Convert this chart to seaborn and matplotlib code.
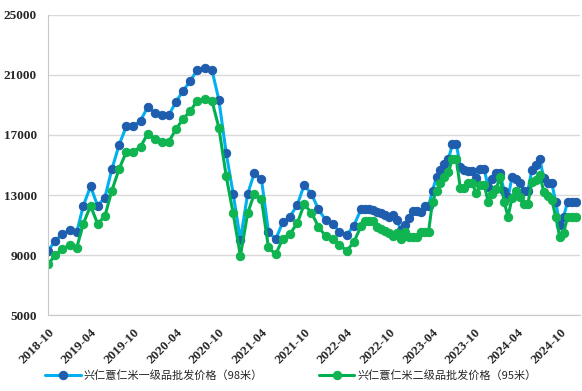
import pandas as pd
import matplotlib
matplotlib.use("Agg")
import matplotlib.pyplot as plt
import seaborn as sns

sns.set_style("white")
plt.rcParams["font.family"] = ["Liberation Serif", "Noto Sans CJK SC"]

# 月度数据 2018-10 ~ 2022-05
monthly_dates = pd.date_range("2018-10-01", periods=44, freq="MS")
monthly_g1 = [9300, 9930, 10420, 10640, 10530, 12290, 13580, 12290, 12820, 14710,
              16330, 17580, 17580, 17960, 18850, 18490, 18330, 18330, 19220, 19950,
              20600, 21350, 21490, 21350, 19330, 15820, 13100, 10000, 13070, 14440,
              14070, 10560, 10040, 11180, 11560, 12330, 13670, 13070, 12050, 11330,
              11050, 10560, 10350, 10950]
monthly_g2 = [8400, 8980, 9400, 9640, 9490, 11090, 12290, 11090, 11580, 13290,
              14730, 15870, 15870, 16220, 17070, 16710, 16560, 16560, 17400, 18070,
              18600, 19290, 19400, 19290, 17490, 14290, 11780, 8950, 11780, 13070,
              12730, 9510, 9040, 10090, 10420, 11110, 12380, 11820, 10890, 10250,
              10040, 9670, 9300, 9850]

# 2022-06 之后的加密数据
dense_dates = ["2022-06-01", "2022-06-18", "2022-07-05", "2022-07-22", "2022-08-08",
               "2022-08-25", "2022-09-11", "2022-09-28", "2022-10-15", "2022-11-01",
               "2022-11-18", "2022-12-05", "2022-12-22", "2023-01-08", "2023-01-25",
               "2023-02-11", "2023-02-28", "2023-03-17", "2023-04-03", "2023-04-20",
               "2023-05-07", "2023-05-24", "2023-06-10", "2023-06-27", "2023-07-14",
               "2023-07-31", "2023-08-17", "2023-09-03", "2023-09-20", "2023-10-07",
               "2023-10-24", "2023-11-10", "2023-11-27", "2023-12-14", "2023-12-31",
               "2024-01-17", "2024-02-03", "2024-02-20", "2024-03-08", "2024-03-25",
               "2024-04-11", "2024-04-28", "2024-05-15", "2024-06-01", "2024-06-18",
               "2024-07-05", "2024-07-22", "2024-08-08", "2024-08-25", "2024-09-11",
               "2024-09-28", "2024-10-15", "2024-11-01", "2024-11-18", "2024-12-05"]
dense_g1 = [12050, 12050, 12050, 12000, 11900, 11780, 11700, 11550, 11700, 11330,
            10700, 11000, 11500, 11950, 11950, 11850, 12270, 12270, 13300, 14200,
            14700, 15050, 15380, 16380, 16380, 14890, 14700, 14620, 14620, 14110,
            14710, 14710, 13560, 14100, 14440, 14440, 13300, 12840, 14180, 14040,
            13780, 13290, 13290, 14670, 15000, 15380, 14110, 13820, 13780, 12560,
            11000, 11560, 12560, 12560, 12560]
dense_g2 = [10930, 11290, 11290, 11250, 10900, 10750, 10600, 10450, 10270, 10450,
            10070, 10560, 10220, 10220, 10220, 10560, 10560, 10560, 12560, 13300,
            13800, 14200, 14550, 15380, 15380, 13440, 13440, 13780, 13780, 13110,
            13670, 13670, 12560, 13070, 13380, 14220, 12560, 11560, 12800, 13250,
            12900, 12400, 12400, 13890, 14000, 14330, 13220, 12930, 12700, 11560,
            10220, 10490, 11560, 11560, 11560]

label1 = "兴仁薏仁米一级品批发价格（98米）"
label2 = "兴仁薏仁米二级品批发价格（95米）"

df = pd.DataFrame({
    "date": list(monthly_dates) + list(pd.to_datetime(dense_dates)),
    "g1": monthly_g1 + dense_g1,
    "g2": monthly_g2 + dense_g2,
})

fig, ax = plt.subplots(figsize=(5.82, 3.91), dpi=100)
fig.subplots_adjust(left=0.0825, right=0.997, bottom=0.194, top=0.962)

sns.lineplot(data=df, x="date", y="g1", ax=ax, color="#00B0F0", lw=2.2,
             marker="o", ms=6, mfc="#1F5DAE", mec="#1F5DAE", label=label1)
sns.lineplot(data=df, x="date", y="g2", ax=ax, color="#00B050", lw=2.2,
             marker="o", ms=6, mfc="#10B450", mec="#10B450", label=label2)

ax.set_ylim(5000, 25000)
ax.set_yticks(range(5000, 25001, 4000))
ax.set_xlim(pd.Timestamp("2018-10-01"), pd.Timestamp("2024-12-25"))
ticks = pd.date_range("2018-10-01", "2024-10-01", freq="6MS")
ax.set_xticks(ticks)
ax.set_xticklabels([t.strftime("%Y-%m") for t in ticks], rotation=45,
                   ha="right", rotation_mode="anchor", fontweight="bold", fontsize=9.5)
for lab in ax.get_yticklabels():
    lab.set_fontweight("bold")
    lab.set_fontsize(9.5)
ax.grid(axis="y", color="#d9d9d9", lw=1)
ax.set_axisbelow(True)
for s in ["top", "right"]:
    ax.spines[s].set_visible(False)
for s in ["left", "bottom"]:
    ax.spines[s].set_color("#c8c8c8")
ax.tick_params(axis="both", direction="out", length=5, color="#c8c8c8", width=1, pad=3)
ax.set_xlabel("")
ax.set_ylabel("")

handles, labels = ax.get_legend_handles_labels()
ax.get_legend().remove()
fig.legend(handles, labels, loc="lower center", ncol=2, frameon=False,
           bbox_to_anchor=(0.5, 0.0), prop={"family": "Noto Sans CJK SC", "size": 8},
           handlelength=3.2, columnspacing=5, handletextpad=0.3)

plt.savefig("out.png", dpi=100)
plt.close()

+++++

_The problem:_
Return nothing but the lines running from the start of the data to the line with "10040, 9670, 9300, 9850]", please, both ends included and no pictures.

_Result for this exercise:_
Convert this chart to seaborn and matplotlib code.
import pandas as pd
import matplotlib
matplotlib.use("Agg")
import matplotlib.pyplot as plt
import seaborn as sns

sns.set_style("white")
plt.rcParams["font.family"] = ["Liberation Serif", "Noto Sans CJK SC"]

# 月度数据 2018-10 ~ 2022-05
monthly_dates = pd.date_range("2018-10-01", periods=44, freq="MS")
monthly_g1 = [9300, 9930, 10420, 10640, 10530, 12290, 13580, 12290, 12820, 14710,
              16330, 17580, 17580, 17960, 18850, 18490, 18330, 18330, 19220, 19950,
              20600, 21350, 21490, 21350, 19330, 15820, 13100, 10000, 13070, 14440,
              14070, 10560, 10040, 11180, 11560, 12330, 13670, 13070, 12050, 11330,
              11050, 10560, 10350, 10950]
monthly_g2 = [8400, 8980, 9400, 9640, 9490, 11090, 12290, 11090, 11580, 13290,
              14730, 15870, 15870, 16220, 17070, 16710, 16560, 16560, 17400, 18070,
              18600, 19290, 19400, 19290, 17490, 14290, 11780, 8950, 11780, 13070,
              12730, 9510, 9040, 10090, 10420, 11110, 12380, 11820, 10890, 10250,
              10040, 9670, 9300, 9850]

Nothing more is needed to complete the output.